= Marc Awodey =

American artist and poet

Marc Awodey (November 4, 1960 — October 13, 2012) was an American contemporary artist and poet.

== Work ==
His poetry collections include "Telegrams from the Psych Ward" (1999), "New York City; "Head to Head" Haiku (Paperback) The Minimal Press (2001); A Haibun Journey" (2003). and "Senryu and Nudes" (2008) from Kasini House Books. He also authored the collection of essays "Art and Machine: 95 theses" (2004) discussing his poetry vending machine project of the late 1990s. Awodey's paintings can be found in the Vermont State House collection and in many private collections throughout the United States. A prominent solo exhibition of his paintings was held in the lobby of the Vermont Supreme Court from January 13 through February 15, 2008.

Awodey studied painting under George Earl Ortman at Cranbrook Academy of Art, and received an MFA from Cranbrook in 1984. He lived in Burlington, Vermont and served on the faculty of Burlington College Community College of Vermont, and Johnson State College. As an art critic, Awodey wrote over 500 reviews for Vermont's alternative weekly Seven Days.

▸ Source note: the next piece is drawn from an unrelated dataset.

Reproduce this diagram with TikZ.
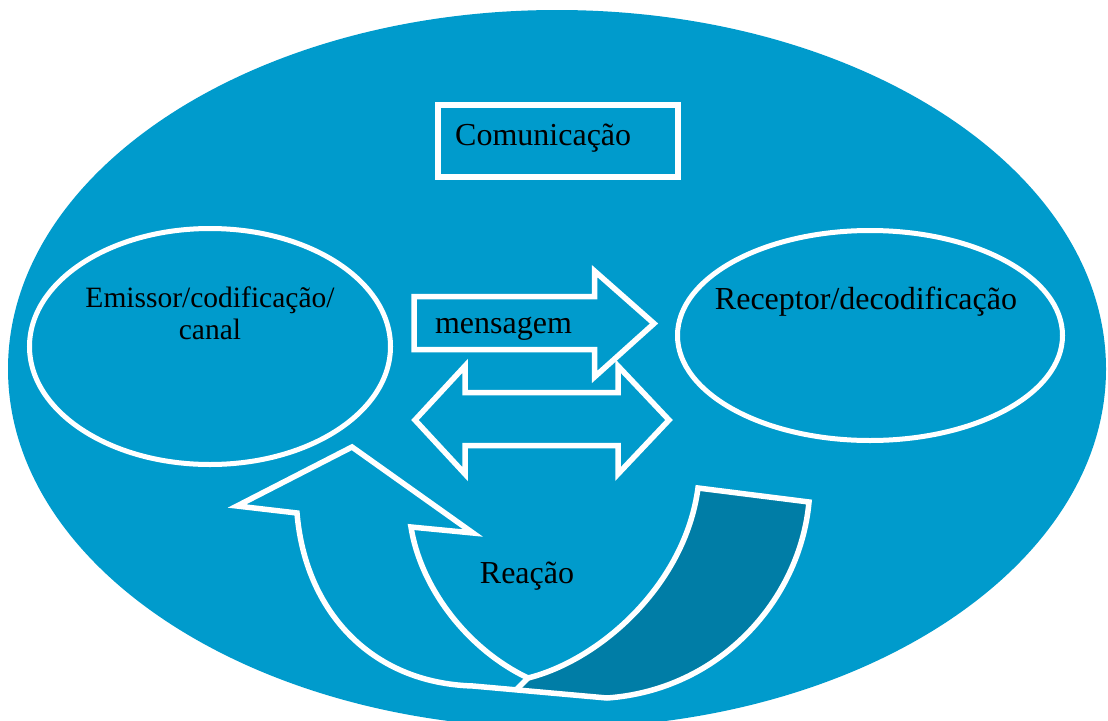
\documentclass[tikz,border=0pt]{standalone}
\usepackage{fontspec}
\setmainfont{Liberation Serif}
\usetikzlibrary{shapes.geometric,calc}
\definecolor{azul}{RGB}{0,155,204}
\definecolor{azulescuro}{RGB}{0,125,166}
\tikzset{
  bolha/.style={ellipse, draw=white, line width=5pt, fill=azul, inner sep=0pt},
  caixa/.style={rectangle, draw=white, line width=6.5pt, inner sep=0pt},
  contorno/.style={draw=white, line width=5.5pt},
  rotulo/.style={font=\fontsize{32}{32}\selectfont, text=black, inner sep=0pt}
}

\begin{document}
\begin{tikzpicture}[x=1pt, y=-1pt]
  \useasboundingbox (0,0) rectangle (1108,720);
  % background
  \fill[azul] (557,369) ellipse [x radius=549, y radius=359];
  % title
  \node[caixa, minimum width=240, minimum height=72] (titulo) at (558,141) {};
  \node[rotulo, anchor=base west] (comunicacao) at (455,145) {Comunicação};
  % the two sides
  \node[bolha, minimum width=361, minimum height=236] (emissor) at (210,346.5) {};
  \node[bolha, minimum width=385, minimum height=210] (receptor) at (870,335.5) {};
  \node[rotulo, font=\fontsize{29.5}{32}\selectfont, anchor=base, align=center] (txtemissor)
    at ($(emissor.center)+(0,-7.5)$) {Emissor/codificação/\\canal};
  \node[rotulo, anchor=base] (txtreceptor) at ($(receptor.center)+(-4,-26.5)$) {Receptor/decodificação};
  % message arrow
  \draw[contorno] (414,296.5) -- (594.5,296.5) -- (594.5,271) -- (654,323.5) -- (594.5,377) -- (594.5,349.5) -- (414,349.5) -- cycle;
  \node[rotulo, anchor=base] (mensagem) at (503.5,333) {mensagem};
  % two-way arrow
  \draw[contorno] (415,420) -- (465,366) -- (465,392.5) -- (618,392.5) -- (618,366) -- (669,420) -- (618,474) -- (618,445.5) -- (465,445.5) -- (465,474) -- cycle;
  % feedback arrow, shaded back first
  \fill[azulescuro] (528,678) -- (517,689) -- (607,698) .. controls (720,690) and (800,600) .. (809,502)
    -- (698,488) .. controls (685,585) and (600,660) .. (528,678) -- cycle;
  \draw[contorno] (297,513) .. controls (305,610) and (370,683) .. (473,686) -- (607,698)
    .. controls (720,690) and (800,600) .. (809,502) -- (698,488)
    .. controls (685,585) and (600,660) .. (528,678)
    .. controls (465,648) and (420,585) .. (411,527) -- (473,533) -- (352,447) -- (237,506) -- cycle;
  \draw[contorno] (528,678) -- (517,689);
  \node[rotulo, anchor=base] (reacao) at (527,583) {Reação};
\end{tikzpicture}
\end{document}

He also wrote for Art New England.

He was also one of the first Vermont Justices of the Peace to perform civil unions in 2000.

Following his untimely death, a memorial tribute featuring many prominent Vermont artists, poets, and musicians was held on November 2, 2012, in the Unitarian Universalist Church in Burlington, Vermont, where his last remains are interred.

== Personal life ==
Awodey was the brother of mathematician Steve Awodey.